In June of 2005, O'Kelly, the highly successful CEO of KPMG, one of the nation's top accounting firms, was given some bone-jarring news. The doctors told him that he had a glioblastoma, a type of cancer that uses glial cells to wage war against the healthy cells in the brain.
And the tumors where doing their work with ruthless efficiency. Neither surgery, nor chemo or radiation, would do much good. His life was just about over, the doctors told him, he had 2, maybe 3 months to live.
"Wow. Is there any way, really, to prepare for the suddenness? To have that tucked-away fear that lives constantly in all of us - that a calamity can happen, technically, at any moment - be transformed, within days or moments, into reality? To have that fear that you can bury at least sometimes, even most of the time, explode into a new state of being that you can't deny for even a second?O'Kelly pursued dying as he did living, with passion, focus, and, true to his Type A personality, a deep-seeded obsession with setting and achieving goals.

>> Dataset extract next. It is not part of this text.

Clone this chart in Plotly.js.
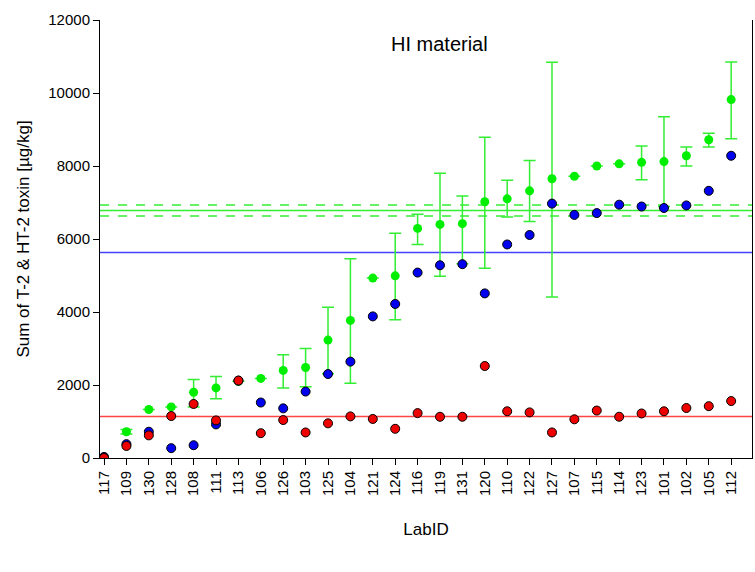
<!DOCTYPE html>
<html>
<head>
<script src="https://cdn.plot.ly/plotly-3.0.1.min.js"></script>
<style>body{margin:0}</style>
</head>
<body>
<div id="chart" style="width:755px;height:572px"></div>
<script>
var labIds = ['117','109','130','128','108','111','113','106','126','103','125','104','121','124','116','119','131','120','110','122','127','107','115','114','123','101','102','105','112'];
var greenVals = [null,720,1330,1400,1800,1920,2100,2180,2400,2480,3230,3770,4930,4990,6290,6400,6420,7020,7100,7320,7650,7720,8000,8060,8100,8120,8280,8720,9820];
var greenErrPlus = [0,60,0,0,350,310,0,0,430,520,900,1690,0,1170,390,1400,760,1770,510,830,3190,0,0,0,450,1230,240,180,1030];
var greenErrMinus = [0,60,0,0,400,300,0,0,480,530,920,1720,0,1200,440,1420,1100,1820,500,840,3240,0,0,0,480,1230,280,200,1070];
var blueVals = [30,380,720,270,350,920,2120,1520,1360,1820,2300,2640,3880,4220,5080,5280,5310,4510,5850,6110,6970,6660,6710,6940,6890,6850,6920,7320,8280];
var redVals = [0,330,620,1150,1480,1030,2120,680,1040,700,950,1140,1070,800,1230,1130,1130,2520,1280,1250,700,1060,1300,1130,1220,1280,1370,1420,1560];
var redLine = 1140, blueLine = 5630, greenLine = 6780, greenLow = 6630, greenHigh = 6930;

var xs = labIds.map(function(d, i) { return i; });

var data = [
  {
    x: xs, y: greenVals, type: 'scatter', mode: 'markers',
    marker: {color: '#00ee00', size: 9},
    error_y: {type: 'data', symmetric: false, array: greenErrPlus, arrayminus: greenErrMinus,
              color: '#33ee33', thickness: 1.5, width: 6}
  },
  {
    x: xs, y: blueVals, type: 'scatter', mode: 'markers',
    marker: {color: '#0000ee', size: 9, line: {color: 'black', width: 1}}
  },
  {
    x: xs, y: redVals, type: 'scatter', mode: 'markers',
    marker: {color: '#ee0000', size: 9, line: {color: 'black', width: 1}}
  }
];

function hline(y, color, dash) {
  return {type: 'line', xref: 'paper', x0: 0, x1: 1, yref: 'y', y0: y, y1: y,
          line: {color: color, width: 1.5, dash: dash || 'solid'}, layer: 'below'};
}

var layout = {
  showlegend: false,
  margin: {l: 100, r: 3, t: 20, b: 114},
  plot_bgcolor: 'white',
  paper_bgcolor: 'white',
  font: {family: 'Liberation Sans, Arial, sans-serif', size: 15, color: 'black'},
  xaxis: {
    range: [-0.18, 28.93], tickvals: xs, ticktext: labIds, tickangle: -90,
    showgrid: false, zeroline: false, showline: true, linecolor: 'black',
    ticks: 'outside', ticklen: 6, tickcolor: 'black',
    title: {text: 'LabID', standoff: 28, font: {size: 17}}
  },
  yaxis: {
    range: [0, 12000], dtick: 2000, tickformat: 'd', showgrid: false, zeroline: false,
    showline: true, linecolor: 'black', mirror: true,
    ticks: 'outside', ticklen: 6, tickcolor: 'black',
    title: {text: 'Sum of T-2 & HT-2 toxin [µg/kg]', standoff: 14, font: {size: 17}}
  },
  shapes: [
    hline(redLine, '#ff4444'),
    hline(blueLine, '#4444ff'),
    hline(greenLine, '#33ee33'),
    hline(greenLow, '#33ee33', 'dash'),
    hline(greenHigh, '#33ee33', 'dash')
  ],
  annotations: [{text: 'HI material', xref: 'paper', yref: 'paper', x: 0.52, y: 0.975,
                 showarrow: false, font: {size: 20}}]
};

Plotly.newPlot('chart', data, layout, {staticPlot: true});
</script>
</body>
</html>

It was beyond jarring...I'd been catapulted into the last phase of my life, the one where I was supposed to be wise - wise for my daughters, my grandchildren, those younger than me. Except I'd missed a key stretch of life and still had a lot to learn.
But that was where I was. And if I was going to be of any use to my daughters, especially Gina, and to my friends and colleagues, and to Corinne, whose preternatural wisdom I'd relied on for so long, I had better get used to where I was fast."
He went immediately to work. The book documents the process of his "unwindings" and his struggle to stay clear and level-headed while fighting the ravages of his disease.
But despite the struggles, he insists that his diagnosis was actually a blessing. He was lucky in that his tumors did their work without inflicting much pain. And he adds that his sense of what's truly important and the importance of savoring perfect moments was heightened to levels most people are unable to achieve in life.
He sometimes pauses, though, to wish he had spent more days with his wife Corinne chasing daylight out on a beautiful golf course, or spent more time creating and savoring perfect moments in everyday life.
"I was just too caught up in my fast-paced, high-pressure life to ever get at the sublimeness that was embedded in them," he writes.
But ultimately, O'Kelly was succesful in meeting most of his goals during his transition. Although he went about it with an accountant's sense of focus and strict discipline, it ultimately allowed him to inject meaning into the process and create peace and a sense of closure.
Although he died in September of 2005 without finishing the book (his wife wrote the last chapter) he left this world at peace knowing he had done everything he could do. He slipped away gently on September 10th.
It's not easy to think about the end, it's much, much easier to avoid "tucked-away fears", but I think it's crucial for us to STOP and reflect on how we're living today. Eugene O'Kelly died at peace because he didn't have any great regrets and what others might have seen as a curse he saw as a gift. Wow! There's amazing lesson in that for all of us.
He accepted responsibility for his condition without lament, and did the best to live out his remaining days with love and dignity.
I highly recommend that you read this book. It's Eugene O'Kelly's gift to all of us.